There were allegations from some of Koresh’s former followers that it wasn’t just the adult women he wanted, but he also pursued several of their daughters, some of whom were teens or even younger. Kiri Jewell, who told ABC News in a 2003 interview that her mother Sherri was one of Koresh’s wives, said she herself became Koresh's youngest "bride" when she was just 10 years old, and later testified before Congress that Koresh molested her at a motel. By Jewell’s account, Koresh had as many as 20 wives by the time he died on April 19, 1993.

“It’s sick and it’s perverted and yeah, it’s one of the things about David Koresh that probably bothers me the most,” Bunds said. “My position now is that David Koresh was a pedophile… [and] I wish I would have done something. I don’t know what I would have done but I wish I had done something.”

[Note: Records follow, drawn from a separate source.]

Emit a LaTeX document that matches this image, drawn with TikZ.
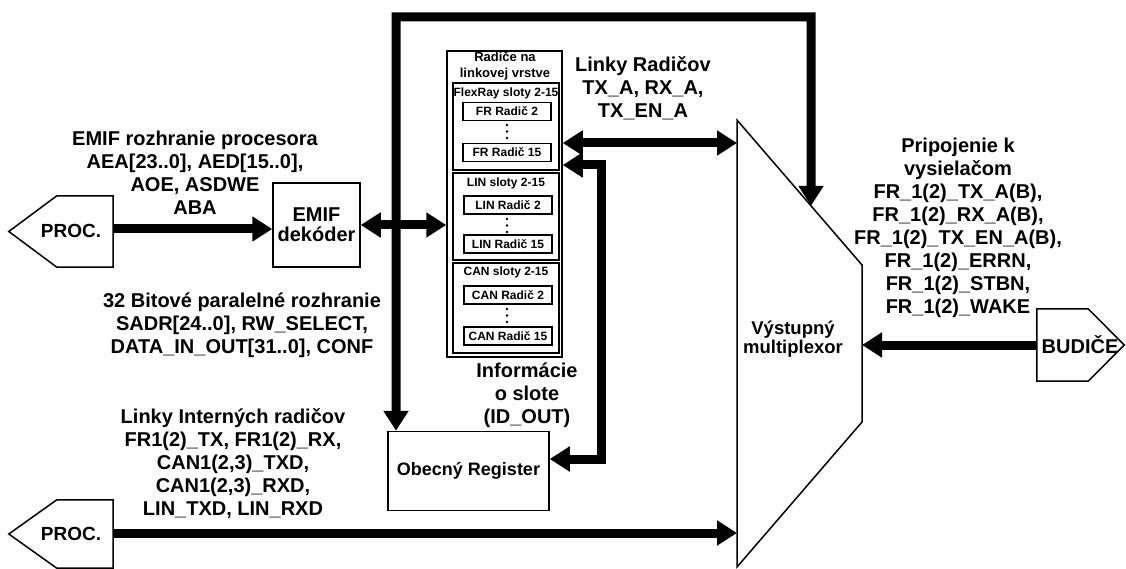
\documentclass[tikz,border=0pt]{standalone}
\usepackage{fontspec}
\setmainfont{Liberation Sans}
\usetikzlibrary{arrows.meta,calc}
\begin{document}
\begin{tikzpicture}[x=1pt,y=-1pt, line join=miter,
  lbl/.style={inner sep=0pt, align=center, font=\bfseries\fontsize{20}{23}\selectfont},
  box/.style={draw, line width=1.5pt, inner sep=0pt},
  small/.style={inner sep=0pt, align=center, font=\bfseries\fontsize{12}{15}\selectfont},
  slotbox/.style={draw, line width=1.2pt, inner sep=0pt, minimum width=88pt, minimum height=18pt, font=\bfseries\fontsize{12}{14}\selectfont},
  grp/.style={draw, line width=1.2pt, minimum width=106pt, inner sep=0pt},
  outline/.style={draw, line width=1.5pt},
  bus/.style={line width=9pt, -{Triangle[length=20pt,width=24pt]}},
  dbus/.style={line width=9pt, {Triangle[length=20pt,width=24pt]}-{Triangle[length=20pt,width=24pt]}},
]
\path[use as bounding box, fill=white] (0,0) rectangle (1126,569);

% boxes
\node[box, minimum width=87pt, minimum height=84pt, align=center, font=\bfseries\fontsize{20}{20}\selectfont] (emif) at (316.5,225) {EMIF\\dekóder};
\node[box, minimum width=161pt, minimum height=79pt, font=\bfseries\fontsize{18}{20}\selectfont] (obec) at (468.5,471) {Obecný Register};

% controllers container
\node[draw, line width=1.5pt, minimum width=115pt, minimum height=306pt, inner sep=0pt] (cont) at (504.5,204) {};
\node[small, font=\bfseries\fontsize{13}{16}\selectfont] (tcont) at (505,66) {Radiče na\\linkovej vrstve};
\node[grp, minimum height=87pt] (grpfr) at (506,126.5) {};
\node[grp, minimum height=87pt] (grplin) at (506,216.5) {};
\node[grp, minimum height=90pt] (grpcan) at (506,308) {};
\node[small] (tfr) at (506,93) {FlexRay sloty 2-15};
\node[small] (tlin) at (506,183) {LIN sloty 2-15};
\node[small] (tcan) at (506,272) {CAN sloty 2-15};
\node[slotbox] (fr2) at (507,111.5) {FR Radič 2};
\node[slotbox] (fr15) at (507,152.5) {FR Radič 15};
\node[slotbox] (lin2) at (508,205) {LIN Radič 2};
\node[slotbox] (lin15) at (508,244) {LIN Radič 15};
\node[slotbox] (can2) at (508,295) {CAN Radič 2};
\node[slotbox] (can15) at (508,336) {CAN Radič 15};
\foreach \y in {125,131.5,138, 219,225.5,232, 309,315.5,322}
  \fill (507,\y) circle (1.3pt);

% multiplexer
\coordinate (mTL) at (737,120);
\coordinate (mTR) at (862,265);
\coordinate (mBR) at (862,422);
\coordinate (mBL) at (737,567);
\draw[line width=1.5pt] (mTL) -- (mTR) -- (mBR) -- (mBL) -- cycle;
\node[inner sep=0pt, align=center, font=\bfseries\fontsize{18.5}{19}\selectfont] (muxt) at (793,339) {Výstupný\\multiplexor};

% PROC / BUDICE pentagons
\node[inner sep=0pt, minimum width=56pt, minimum height=71pt] (proc1) at (85,231.5) {};
\draw[outline] (proc1.north east) -- (proc1.north west) -- ($(proc1.west)+(-48,0)$) -- (proc1.south west) -- (proc1.south east) -- cycle;
\node[inner sep=0pt, font=\bfseries\fontsize{19}{20}\selectfont] (proc1t) at (71,231) {PROC.};

\node[inner sep=0pt, minimum width=56pt, minimum height=68pt] (proc2) at (85,534) {};
\draw[outline] (proc2.north east) -- (proc2.north west) -- ($(proc2.west)+(-48,0)$) -- (proc2.south west) -- (proc2.south east) -- cycle;
\node[inner sep=0pt, font=\bfseries\fontsize{19}{20}\selectfont] (proc2t) at (71,534) {PROC.};

\node[inner sep=0pt, minimum width=51pt, minimum height=72pt] (budice) at (1062.5,345) {};
\draw[outline] (budice.north west) -- (budice.north east) -- ($(budice.east)+(36,0)$) -- (budice.south east) -- (budice.south west) -- cycle;
\node[inner sep=0pt, font=\bfseries\fontsize{20}{20}\selectfont] (budicet) at (1080,345) {BUDIČE};

% connectors
\coordinate (wireL) at (396,17);
\coordinate (wireR) at (811,17);
\coordinate (idc) at (601,459);
\draw[dbus] (wireL |- obec.north) -- (wireL) -- (wireR) -- ($(mTL)!0.592!(mTR)$);
\draw[bus] (proc1.east |- 0,229) -- (emif.west |- 0,229);
\draw[dbus] (emif.east) -- (cont.west |- emif.east);
\draw[dbus] (cont.east |- 0,143) -- (mTL |- 0,143);
\draw[dbus] (cont.east |- 0,165) -| (idc) -- (obec.east |- idc);
\draw[bus] (proc2.east |- 0,533) -- (mBL |- 0,533);
\draw[bus] (budice.west) -- (mBR |- budice.west);

% labels
\node[lbl] (lemif) at (195,173) {EMIF rozhranie procesora\\AEA[23..0], AED[15..0],\\AOE, ASDWE\\ABA};
\node[lbl] (lpar) at (242,325) {32 Bitové paralelné rozhranie\\SADR[24..0], RW\_SELECT,\\DATA\_IN\_OUT[31..0], CONF};
\node[lbl] (lint) at (233,464) {Linky Interných radičov\\FR1(2)\_TX, FR1(2)\_RX,\\CAN1(2,3)\_TXD,\\CAN1(2,3)\_RXD,\\LIN\_TXD, LIN\_RXD};
\node[lbl] (lrad) at (643,88) {Linky Radičov\\TX\_A, RX\_A,\\TX\_EN\_A};
\node[lbl] (linfo) at (527,395) {Informácie\\o slote\\(ID\_OUT)};
\node[lbl] (lbud) at (958,228) {Pripojenie k\\vysielačom\\FR\_1(2)\_TX\_A(B),\\FR\_1(2)\_RX\_A(B),\\FR\_1(2)\_TX\_EN\_A(B),\\FR\_1(2)\_ERRN,\\FR\_1(2)\_STBN,\\FR\_1(2)\_WAKE};
\end{tikzpicture}
\end{document}
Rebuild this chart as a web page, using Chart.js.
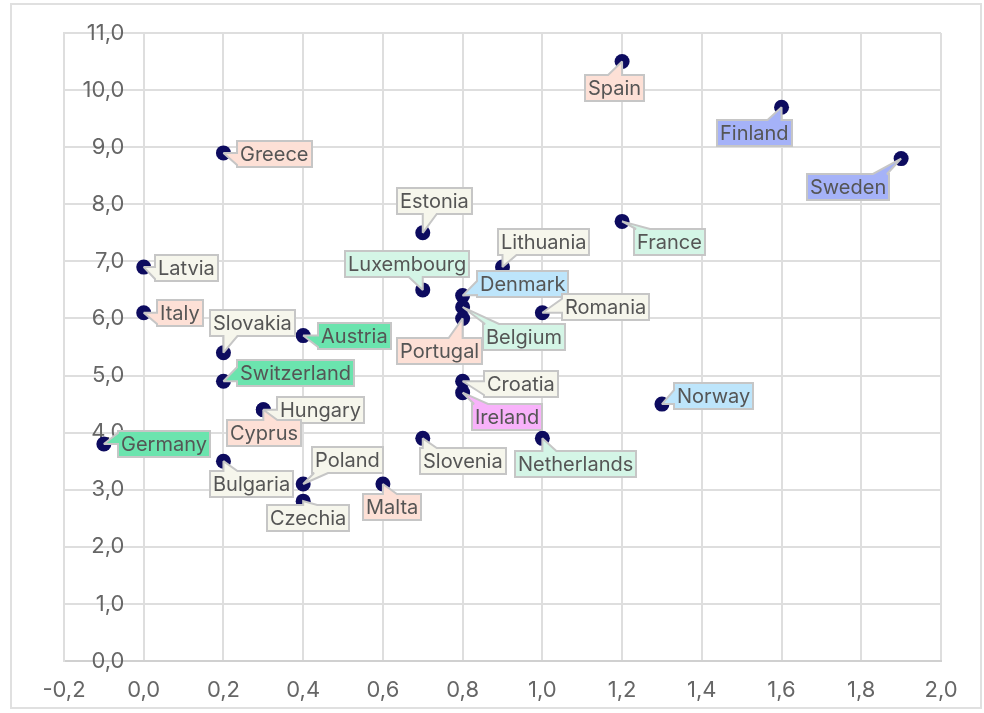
<!DOCTYPE html>
<html>
<head>
<meta charset="utf-8">
<script src="https://cdn.jsdelivr.net/npm/chart.js@4/dist/chart.umd.min.js"></script>
<style>
  body { margin: 0; background: #fff; }
  #box {
    position: absolute; left: 10px; top: 3px;
    width: 972px; height: 706px;
    border: 2px solid #e0e0e0; box-sizing: border-box;
  }
</style>
</head>
<body>
<div id="box"><canvas id="chart"></canvas></div>
<script>
// Daten
const countries = ["Spain", "Finland", "Sweden", "Greece", "Estonia", "France", "Latvia", "Lithuania",
    "Luxembourg", "Denmark", "Romania", "Italy", "Belgium", "Portugal", "Slovakia", "Austria",
    "Switzerland", "Croatia", "Ireland", "Norway", "Hungary", "Cyprus", "Germany", "Slovenia",
    "Netherlands", "Bulgaria", "Poland", "Malta", "Czechia"];
const xValues = [1.2, 1.6, 1.9, 0.2, 0.7, 1.2, 0.0, 0.9,
    0.7, 0.8, 1.0, 0.0, 0.8, 0.8, 0.2, 0.4,
    0.2, 0.8, 0.8, 1.3, 0.3, 0.3, -0.1, 0.7,
    1.0, 0.2, 0.4, 0.6, 0.4];
const yValues = [10.5, 9.7, 8.8, 8.9, 7.5, 7.7, 6.9, 6.9,
    6.5, 6.4, 6.1, 6.1, 6.2, 6.0, 5.4, 5.7,
    4.9, 4.9, 4.7, 4.5, 4.4, 4.4, 3.8, 3.9,
    3.9, 3.5, 3.1, 3.1, 2.8];

// Farben der Label-Boxen
const PEACH = "#fde0d6", CREAM = "#f6f6ec", MINT = "#d4f5e6", GREEN = "#6be4ae",
      BLUE = "#bde5fb", VIOLET = "#a5b2f8", PINK = "#f8b2fa";
const labelFills = [PEACH, VIOLET, VIOLET, PEACH, CREAM, MINT, CREAM, CREAM,
    MINT, BLUE, CREAM, PEACH, MINT, PEACH, CREAM, GREEN,
    GREEN, CREAM, PINK, BLUE, CREAM, PEACH, GREEN, CREAM,
    MINT, CREAM, CREAM, PEACH, CREAM];

// Versatz der Label-Box (linke obere Ecke) relativ zum Punkt, in px
const labelOffsets = [[-37, 13], [-65, 13], [-94, 15], [14, -12], [-26, -45], [12, 8], [11, -12], [-5, -38],
    [-78, -39], [14, -25], [20, -19], [13, -13], [20, 17], [-66, 20], [-13, -43], [15, -13],
    [14, -21], [21, -10], [9, 11], [12, -21], [14, -13], [-36, 10], [14, -13], [-3, 10],
    [-27, 13], [-13, 10], [9, -37], [-20, 10], [-36, 4]];

const TICK_SIZE = 22;

function fmt(v) {
    if (Math.abs(v) < 1e-9) v = 0;
    return v.toFixed(1).replace(".", ",");
}

// Breite des breitesten y-Labels, damit die Labels rechtsbündig bei x=56 px im Plot stehen
const measureCtx = document.createElement("canvas").getContext("2d");
measureCtx.font = TICK_SIZE + "px Inter";
const yLabelWidth = measureCtx.measureText("11,0").width;

// Box mit Zeiger als ein Pfad
function calloutPath(ctx, L, T, w, h, ax, ay) {
    const R = L + w, B = T + h, bw = 14;
    const side = ay < T ? "top" : ay > B ? "bottom" : ax < L ? "left" : "right";
    const clamp = (v, a, b) => Math.max(a, Math.min(b, v));
    const base = (v, lo, hi) => {
        const mid = (lo + hi) / 2;
        const p1 = clamp(v, lo + 2, hi - 2);
        const p2 = clamp(p1 + (mid >= p1 ? bw : -bw), lo + 2, hi - 2);
        return [Math.min(p1, p2), Math.max(p1, p2)];
    };
    ctx.beginPath();
    ctx.moveTo(L, T);
    if (side === "top") { const [a, b] = base(ax, L, R); ctx.lineTo(a, T); ctx.lineTo(ax, ay); ctx.lineTo(b, T); }
    ctx.lineTo(R, T);
    if (side === "right") { const [a, b] = base(ay, T, B); ctx.lineTo(R, a); ctx.lineTo(ax, ay); ctx.lineTo(R, b); }
    ctx.lineTo(R, B);
    if (side === "bottom") { const [a, b] = base(ax, L, R); ctx.lineTo(b, B); ctx.lineTo(ax, ay); ctx.lineTo(a, B); }
    ctx.lineTo(L, B);
    if (side === "left") { const [a, b] = base(ay, T, B); ctx.lineTo(L, b); ctx.lineTo(ax, ay); ctx.lineTo(L, a); }
    ctx.closePath();
}

const calloutPlugin = {
    id: "callouts",
    afterDatasetsDraw(chart) {
        const ctx = chart.ctx;
        const meta = chart.getDatasetMeta(0);
        ctx.save();
        ctx.font = "20px Inter";
        ctx.textBaseline = "middle";
        ctx.lineJoin = "miter";
        ctx.miterLimit = 2;
        meta.data.forEach((pt, i) => {
            const tw = ctx.measureText(countries[i]).width;
            const bw = Math.round(tw + 6), bh = 26;
            const bx = Math.round(pt.x + labelOffsets[i][0]), by = Math.round(pt.y + labelOffsets[i][1]);
            calloutPath(ctx, bx, by, bw, bh, pt.x, pt.y);
            ctx.fillStyle = labelFills[i];
            ctx.fill();
            ctx.lineWidth = 2;
            ctx.strokeStyle = "#c6c6c6";
            ctx.stroke();
            ctx.fillStyle = "#555";
            ctx.fillText(countries[i], bx + 3, by + bh / 2 + 1);
        });
        ctx.restore();
    }
};

Chart.defaults.font.family = "Inter";

new Chart(document.getElementById("chart"), {
    type: "scatter",
    data: {
        datasets: [{
            data: countries.map((c, i) => ({ x: xValues[i], y: yValues[i] })),
            backgroundColor: "#0d0b5f",
            borderWidth: 0,
            pointRadius: 7.5,
            pointHoverRadius: 7.5
        }]
    },
    options: {
        responsive: true,
        maintainAspectRatio: false,
        animation: false,
        events: [],
        layout: { padding: { left: 0, right: 39, top: 28, bottom: 0 } },
        plugins: { legend: { display: false }, tooltip: { enabled: false } },
        scales: {
            x: {
                min: -0.2, max: 2.0,
                afterFit: s => { s.height = 46; },
                grid: { color: "#dedede", lineWidth: 2, drawTicks: false },
                border: { color: "#d0d0d0", width: 2 },
                ticks: {
                    stepSize: 0.2, autoSkip: false, maxRotation: 0, padding: 16,
                    color: "#666", font: { size: TICK_SIZE },
                    callback: v => fmt(v)
                }
            },
            y: {
                min: 0, max: 11,
                afterFit: s => { s.width = 52; s.paddingTop = 13; s.paddingBottom = 13; },
                grid: { color: "#dedede", lineWidth: 2, drawTicks: false },
                border: { color: "#dedede", width: 2 },
                ticks: {
                    stepSize: 1, mirror: true, crossAlign: "far",
                    padding: 56 - yLabelWidth,
                    color: "#666", font: { size: TICK_SIZE },
                    callback: v => fmt(v)
                }
            }
        }
    },
    plugins: [calloutPlugin]
});
</script>
</body>
</html>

Looking back on his time inside Koresh’s sect was emotional for Bunds, who said it was difficult at the time to fully understand what was going on around them.

“I’ll call it a cult, that’s what it was ... it’s people doing things they wouldn’t normally do, like giving up their wives and letting their children have sex with adults, which is crazy, but that’s what you do when you’re in a cult,” he said. “Someone says they have authority and then impose upon your rules and restrictions and expectations and it gets down into your soul, it really screws you.”